Teaming up with producer Paul DiGiovanni and all-star co-writers like Hillary Lindsey, Ashley Gorley, Emily Weisband, Josh Kerr, and more, Jordan Davis created Buy Dirt during a year that found the whole world on edge. There was an election. A pandemic. A period of social and civil unrest.
Looking to write uplifting music that celebrated the commonalities that bind us together rather than the differences that drive us apart, he focused on universal experiences: breakups (“Almost Maybes”), boozy nights (“Drink Had Me”), old flames (“Need To Not”), self-improvement (“Trying”), and long-lasting love (“I Still Smoked”). Tipping his hat to those who came before him, he also recorded an abbreviated version of John Prine’s “Blow Up Your TV,” which opens the EP.
Featuring an appearance by Luke Bryan, “Buy Dirt” isn’t just the record’s title track. It’s also the centerpiece. Written amidst the chaos and uncertainty of Covid-19, “Buy Dirt” focuses on the things that truly matter. The song finds its narrator sitting on a back porch with his grandfather, listening to the old man dispense pearls of wisdom between sips of hot coffee. For Davis, the story goes even further than that.
“When Covid hit, I was worried that I’d lost a career that I’d spent my entire life building,” he admits. “It took me a couple months to realize I already had everything I needed — a roof over my head, a beautiful daughter that I could watch grow up, and an amazing wife. I had my family, faith, and friends. As humans, we always want what we don’t have… but it’s good to take a step back and refocus on what’s really important.”
The conversation depicted in “Buy Dirt” reminded Davis of a night he spent with Luke Bryan. The two musicians had first met at an awards show, then bumped into each other on the golf course throughout the years that followed. “We sat around the fire after a golf tournament one day, smoking cigars and talking about everything but music,” Davis recalls. “That conversation always stuck with me. Luke isn’t just a great entertainer; he’s a great Dad, a great husband, and a great friend, too. That’s what ‘Buy Dirt’ embodies. When I wrote ‘Buy Dirt,’ I knew he could relate to the song’s message.

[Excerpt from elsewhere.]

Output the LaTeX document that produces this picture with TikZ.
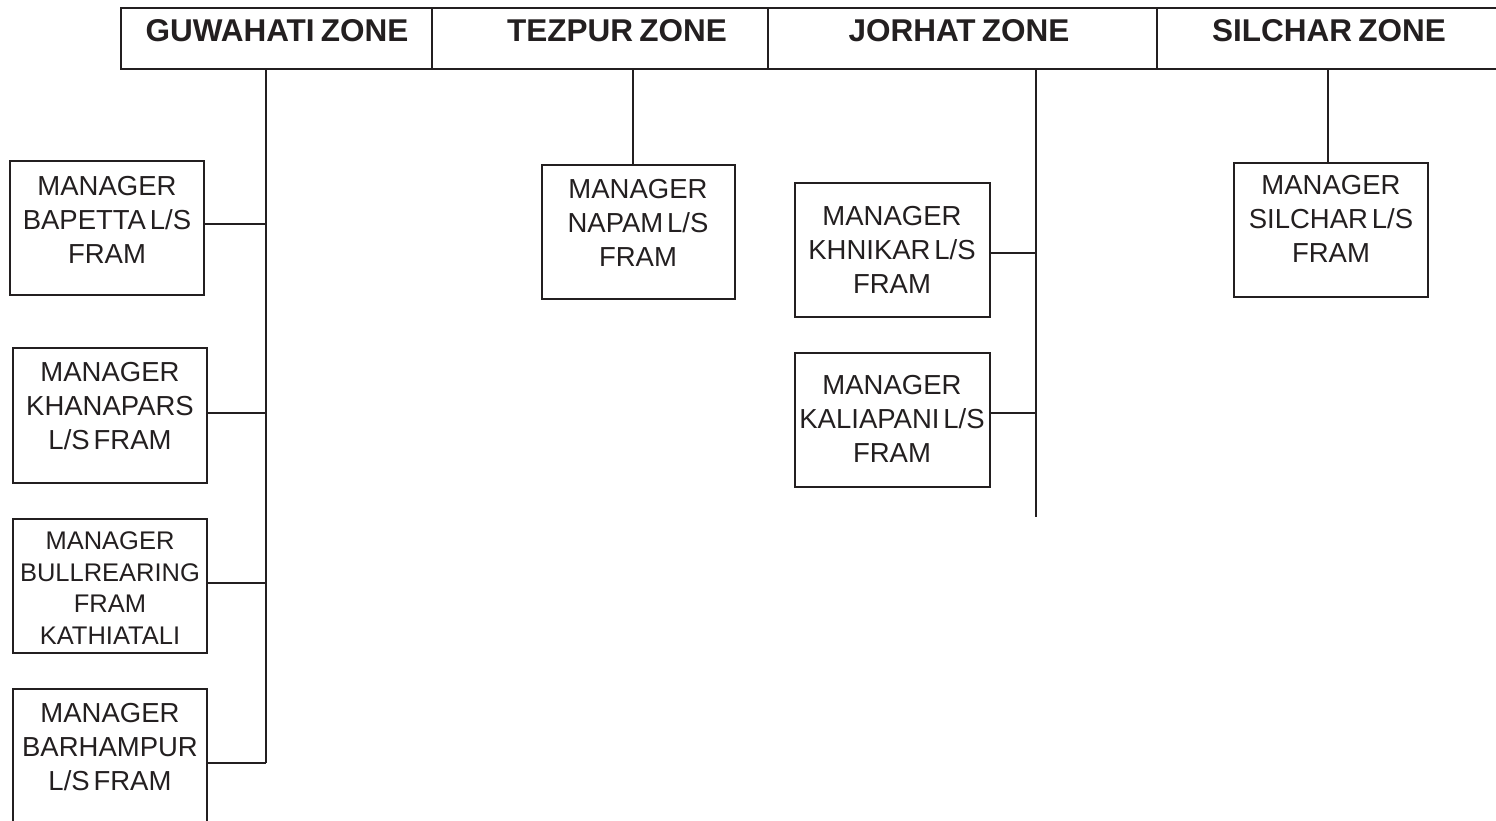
\documentclass[tikz,border=0pt]{standalone}
\usepackage{fontspec}
\setmainfont{Liberation Sans}
\definecolor{ink}{RGB}{35,31,32}
\begin{document}
\begin{tikzpicture}[x=1pt,y=-1pt,color=ink,line width=2.4pt,
  cell/.style={draw, minimum height=61pt, inner sep=0pt},
  box/.style={draw, minimum height=134pt, inner sep=0pt},
  head/.style={font=\fontsize{31.5}{37}\selectfont\bfseries, inner sep=0pt,
    execute at begin node={\spaceskip=0.2em\relax}},
  mgr/.style={align=center, font=\fontsize{27.5}{34}\selectfont, inner sep=0pt,
    execute at begin node={\spaceskip=0.14em\relax}},
  mgrsmall/.style={align=center, font=\fontsize{25.5}{31.7}\selectfont, inner sep=0pt},
  wire/.style={draw, line width=2.4pt}]
\useasboundingbox (0,0) rectangle (1496,820);

% header cells
\node[cell, minimum width=311pt] (gw) at (276.5,38.5) {};
\node[cell, minimum width=336pt] (tz) at (600,38.5) {};
\node[cell, minimum width=389pt] (jr) at (962.5,38.5) {};
\node[cell, minimum width=343pt] (sc) at (1328.5,38.5) {};
\node[head] (gwt) at (277,31) {GUWAHATI ZONE};
\node[head] (tzt) at (617,31) {TEZPUR ZONE};
\node[head] (jrt) at (959,31) {JORHAT ZONE};
\node[head] (sct) at (1329,31) {SILCHAR ZONE};

% manager boxes
\node[box, minimum width=194pt] (bapetta) at (107,228) {};
\node[box, minimum width=194pt, minimum height=135pt] (khanapars) at (109.7,415.5) {};
\node[box, minimum width=194pt] (bullrearing) at (109.7,586) {};
\node[box, minimum width=194pt, minimum height=141pt] (barhampur) at (109.7,759.5) {};
\node[box, minimum width=193pt] (napam) at (638.3,232) {};
\node[box, minimum width=195pt] (khnikar) at (892.5,250) {};
\node[box, minimum width=195pt] (kaliapani) at (892.5,420) {};
\node[box, minimum width=194pt] (silchar) at (1331,230) {};

\node[mgr] (bapettat) at (107,220) {MANAGER\\BAPETTA L/S\\FRAM};
\node[mgr] (khanaparst) at (110,406) {MANAGER\\KHANAPARS\\L/S FRAM};
\node[mgrsmall] (bullrearingt) at (110,588) {MANAGER\\BULLREARING\\FRAM\\KATHIATALI};
\node[mgr] (barhampurt) at (110,747) {MANAGER\\BARHAMPUR\\L/S FRAM};
\node[mgr] (napamt) at (638,223) {MANAGER\\NAPAM L/S\\FRAM};
\node[mgr] (khnikart) at (892,250) {MANAGER\\KHNIKAR L/S\\FRAM};
\node[mgr] (kaliapanit) at (892,419) {MANAGER\\KALIAPANI L/S\\FRAM};
\node[mgr] (silchart) at (1331,219) {MANAGER\\SILCHAR L/S\\FRAM};

% junction coordinates
\coordinate (gw1) at (266,224);
\coordinate (gw2) at (266,413);
\coordinate (gw3) at (266,583);
\coordinate (gwend) at (266,763);
\coordinate (tzj) at (633,165);
\coordinate (jr1) at (1036,253);
\coordinate (jr2) at (1036,413);
\coordinate (jrend) at (1036,517);
\coordinate (scj) at (1328,163);

% connectors
\draw[wire] (gw.south -| gwend) -- (gwend);
\draw[wire] (bapetta.east |- gw1) -- (gw1);
\draw[wire] (khanapars.east |- gw2) -- (gw2);
\draw[wire] (bullrearing.east |- gw3) -- (gw3);
\draw[wire] (barhampur.east |- gwend) -- (gwend);
\draw[wire] (tz.south -| tzj) -- (tzj);
\draw[wire] (jr.south -| jrend) -- (jrend);
\draw[wire] (khnikar.east |- jr1) -- (jr1);
\draw[wire] (kaliapani.east |- jr2) -- (jr2);
\draw[wire] (sc.south -| scj) -- (scj);
\end{tikzpicture}
\end{document}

I took a chance and asked him to join me on the recording, and he said yes.”
Had Luke Bryan joined Jordan Davis on 2018’s Home State, it might have come across as an established country headliner voicing his support for a young up-and-comer. This is something different. Here, the two artists are genuine peers, handing down advice to those within earshot.
“Those years I spent in college, driving around with the radio on… Luke Bryan was the radio,” Jordan says. “He’s the guy I was always listening to. I don’t know what I would’ve done if someone had told me I’d be teaming up with him in 2021, singing a song that means so much to me. It’s such a special moment. Something to be grateful for.”
These days, Jordan Davis has much to be grateful for. With Buy Dirt, he stakes his claim as a country innovator, both expanding and modernizing his sound without abandoning his love for the classics. It’s there — in the grey area between eras — that he’s built his career, digging deep into his own sonic territory. And there are diamonds in the dirt.